È il giorno del matrimonio del protagonista, il giovane Fadinard. Un inconveniente, tuttavia, interviene a turbare la vigilia delle nozze: il suo cavallo, infatti, mangia il cappello di paglia di una giovane donna, Anaide, impegnata in tenera conversazione con un militare. La coppia segue Fadinard fino a casa di questi, rifiutandosi di lasciare l’abitazione fino a quando non avrà avuto un cappello identico a quello danneggiato. La donna è infatti sposata e il geloso marito sicuramente si insospettirebbe della scomparsa del copricapo. Fadinard, senza dire nulla ai componenti del corteo nuziale che sempre lo segue, parte alla ricerca di un cappello di paglia, còmpito apparentemente facile ma che, invece, si rivela assai complicato, con tappe in luoghi inusitati e sempre con corredo di parenti ed amici al seguito. Fadinard allora va prima dalla modista, poi dalla baronessa di Champigny, che ne ha uno uguale. La baronessa però lo scambia per un violinista che doveva tenere un concerto. Fadinard riesce a spiegare la situazione, ma la baronessa spiega che ha appena dato il suo cappello alla figlioccia: la signora di Beaupertuis. Si reca allora da Beaupartuis, seguito sempre dal suocero, dalla sposa e dagli invitati. Tuttavia Fadinard capisce che la signora di Beaupertuis è Anaide. Il futuro suocero minaccia di mandare a monte le nozze e, quando tutto sembra perduto, lo zio sordo Vézinet presenta il suo regalo di nozze: un cappello di paglia di Firenze. Anaide può così tornare a casa e Fadinard può sposare Elena.
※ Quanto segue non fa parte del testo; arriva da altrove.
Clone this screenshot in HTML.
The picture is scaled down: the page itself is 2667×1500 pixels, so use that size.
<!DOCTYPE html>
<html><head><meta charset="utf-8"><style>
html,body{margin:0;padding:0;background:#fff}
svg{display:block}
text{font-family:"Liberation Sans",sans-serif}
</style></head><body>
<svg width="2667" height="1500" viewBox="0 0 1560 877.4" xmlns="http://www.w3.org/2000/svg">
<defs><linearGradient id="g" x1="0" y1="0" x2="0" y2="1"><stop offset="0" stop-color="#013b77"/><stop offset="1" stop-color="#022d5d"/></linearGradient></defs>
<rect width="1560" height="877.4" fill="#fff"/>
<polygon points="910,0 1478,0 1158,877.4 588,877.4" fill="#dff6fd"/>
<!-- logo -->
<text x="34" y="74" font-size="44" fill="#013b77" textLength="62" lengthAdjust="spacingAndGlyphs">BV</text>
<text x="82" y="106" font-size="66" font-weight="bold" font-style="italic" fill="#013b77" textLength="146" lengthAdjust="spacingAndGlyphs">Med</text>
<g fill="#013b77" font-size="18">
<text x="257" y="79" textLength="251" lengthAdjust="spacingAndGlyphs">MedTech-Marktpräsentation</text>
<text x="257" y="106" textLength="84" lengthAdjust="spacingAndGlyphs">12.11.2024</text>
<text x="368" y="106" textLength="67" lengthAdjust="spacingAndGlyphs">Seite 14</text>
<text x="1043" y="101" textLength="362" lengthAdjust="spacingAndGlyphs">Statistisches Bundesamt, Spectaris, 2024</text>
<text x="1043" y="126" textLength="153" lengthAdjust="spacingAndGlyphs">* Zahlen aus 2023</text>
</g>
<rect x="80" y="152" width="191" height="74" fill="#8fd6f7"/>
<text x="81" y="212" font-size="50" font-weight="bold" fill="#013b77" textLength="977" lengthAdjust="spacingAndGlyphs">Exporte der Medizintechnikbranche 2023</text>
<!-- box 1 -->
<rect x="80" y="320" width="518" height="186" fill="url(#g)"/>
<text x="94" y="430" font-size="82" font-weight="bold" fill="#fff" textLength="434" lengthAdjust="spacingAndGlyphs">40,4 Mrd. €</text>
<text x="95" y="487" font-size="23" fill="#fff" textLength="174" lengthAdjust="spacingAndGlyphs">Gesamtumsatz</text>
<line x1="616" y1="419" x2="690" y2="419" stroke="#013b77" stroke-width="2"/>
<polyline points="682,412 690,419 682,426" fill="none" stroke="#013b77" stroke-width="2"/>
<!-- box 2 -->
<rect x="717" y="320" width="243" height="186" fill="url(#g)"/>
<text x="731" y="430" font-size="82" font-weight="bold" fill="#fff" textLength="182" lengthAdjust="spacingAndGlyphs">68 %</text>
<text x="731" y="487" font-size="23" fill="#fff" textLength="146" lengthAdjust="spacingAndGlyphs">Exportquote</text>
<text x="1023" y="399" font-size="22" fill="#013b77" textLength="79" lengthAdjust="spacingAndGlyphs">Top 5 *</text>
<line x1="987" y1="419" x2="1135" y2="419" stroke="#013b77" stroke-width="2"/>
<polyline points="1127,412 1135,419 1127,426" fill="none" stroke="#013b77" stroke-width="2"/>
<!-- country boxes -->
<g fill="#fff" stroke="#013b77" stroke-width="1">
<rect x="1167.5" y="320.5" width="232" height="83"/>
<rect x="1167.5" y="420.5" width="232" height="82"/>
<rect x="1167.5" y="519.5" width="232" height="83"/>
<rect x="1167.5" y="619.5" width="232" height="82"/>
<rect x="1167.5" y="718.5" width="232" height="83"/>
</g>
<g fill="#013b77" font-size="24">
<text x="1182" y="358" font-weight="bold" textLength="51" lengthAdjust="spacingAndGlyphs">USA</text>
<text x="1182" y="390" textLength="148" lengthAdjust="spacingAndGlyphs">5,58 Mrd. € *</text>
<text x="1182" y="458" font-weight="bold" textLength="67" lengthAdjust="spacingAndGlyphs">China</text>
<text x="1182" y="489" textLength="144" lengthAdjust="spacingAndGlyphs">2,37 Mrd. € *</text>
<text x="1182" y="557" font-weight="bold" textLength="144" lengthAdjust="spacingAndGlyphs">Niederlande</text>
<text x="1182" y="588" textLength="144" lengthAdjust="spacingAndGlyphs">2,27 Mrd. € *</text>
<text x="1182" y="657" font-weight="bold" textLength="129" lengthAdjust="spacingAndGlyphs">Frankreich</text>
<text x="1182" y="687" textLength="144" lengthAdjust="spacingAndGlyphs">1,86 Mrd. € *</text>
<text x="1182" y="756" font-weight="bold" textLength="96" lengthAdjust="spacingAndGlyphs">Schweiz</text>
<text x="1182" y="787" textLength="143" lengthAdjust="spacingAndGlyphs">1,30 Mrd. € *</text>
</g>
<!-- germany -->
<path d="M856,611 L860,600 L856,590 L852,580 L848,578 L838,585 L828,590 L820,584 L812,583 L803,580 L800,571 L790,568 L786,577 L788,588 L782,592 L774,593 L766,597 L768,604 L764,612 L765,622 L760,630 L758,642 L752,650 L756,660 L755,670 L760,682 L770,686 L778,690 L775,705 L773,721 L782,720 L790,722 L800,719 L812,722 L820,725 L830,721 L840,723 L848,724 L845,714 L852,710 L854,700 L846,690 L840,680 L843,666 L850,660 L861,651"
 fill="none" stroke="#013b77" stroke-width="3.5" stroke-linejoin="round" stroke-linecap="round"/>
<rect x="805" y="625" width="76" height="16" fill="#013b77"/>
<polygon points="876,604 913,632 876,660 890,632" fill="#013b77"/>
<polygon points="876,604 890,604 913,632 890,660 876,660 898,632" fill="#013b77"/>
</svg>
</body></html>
«Abile fin da bambino nello scrivere ‘alla maniera di’ altri compositori e quindi [fare la] parodia di disparati linguaggi del passato (caratteristica in parte condivisa dal suo maestro Alfredo Casella), Rota presenta in questa frenetica giornata di inseguimenti una caleidoscopica successione di travestimenti musicali: Mozart, con Rossini, è presente non solo nell’ouverture, ma anche nella ricorrente esclamazione del suocero, “Tutto a monte!”, che ha la solennità del Commendatore. Il calesse di Fadinard ha invece i ritmi di quello del carrettiere mascagnano (poi il coro canterà: “Schiocchi la frusta!”), mentre Elena si esprime con colorature e cantabili proto-ottocenteschi accompagnati da arpeggi del clarinetto. Onnipresenti sono le tecniche rossiniane nelle velocissime sillabazioni, nei brani d’insieme in crescendo di concitazione (“Io casco dalle nuvole”) nonché nel temporale del quarto atto (che occhieggia forse anche alla ‘Cavalcata delle Valchirie’), mentre il ‘sospetto’ di Beaupertuis serpeggia e poi divampa con i modi dell’aria ‘della calunnia’ del Barbiere. In certi effetti dei fiati si sente anche qualche influsso di Stravinsky (maestro che il compositore frequentò a Roma) e di cui sin da ragazzo conosceva le più importanti partiture e non mancano risonanze dell’autentico Rota cinematografico (Il birichino di papà, Le miserie del signor Travet, Lo sceicco bianco). Sono comunque la notevole abilità strumentale e il sicuro senso drammaturgico del compositore (e coautore del libretto) a dare dinamismo e unitarietà a un insieme variegato, che si appoggia sia alle strutture del vaudeville francese sia a quelle dell’opera buffa e dell’operetta, senza dimenticare neppure l’interpretazione cinematografica dello stesso soggetto, realizzata da René Clair in un film muto del 1927». (Maria Grazia Sità)
Scritto per divertimento nel 1945 su testo proprio e della madre Ernestra Rinaldi, il lavoro andò in scena solo 10 anni dopo con grande successo – inusitato per un’opera moderna. Tre anni dopo venne ripreso alla Piccola Scala con la regia di Strehler e nel 1987 a Reggio Emilia con la regia di Pierluigi Pizzi, lo stesso cui si deve questo fortunato spettacolo del 1998 con una compagnia di canto di tutto rispetto: dal giovane baffuto e talentuoso Juan Diego Flórez a Elisabeth Norberg-Schulz, da Giovanni Furlanetto ad Alfonso Antoniozzi. L’orchestra è vivacemente sostenuta da un pimpante Bruno Campanella, ma in scena un pianoforte, affidato a Richard Barker, sottolinea l’atmosfera cinematografica della lettura del regista che affida a un video in bianco e nero la conclusione della folle giornata.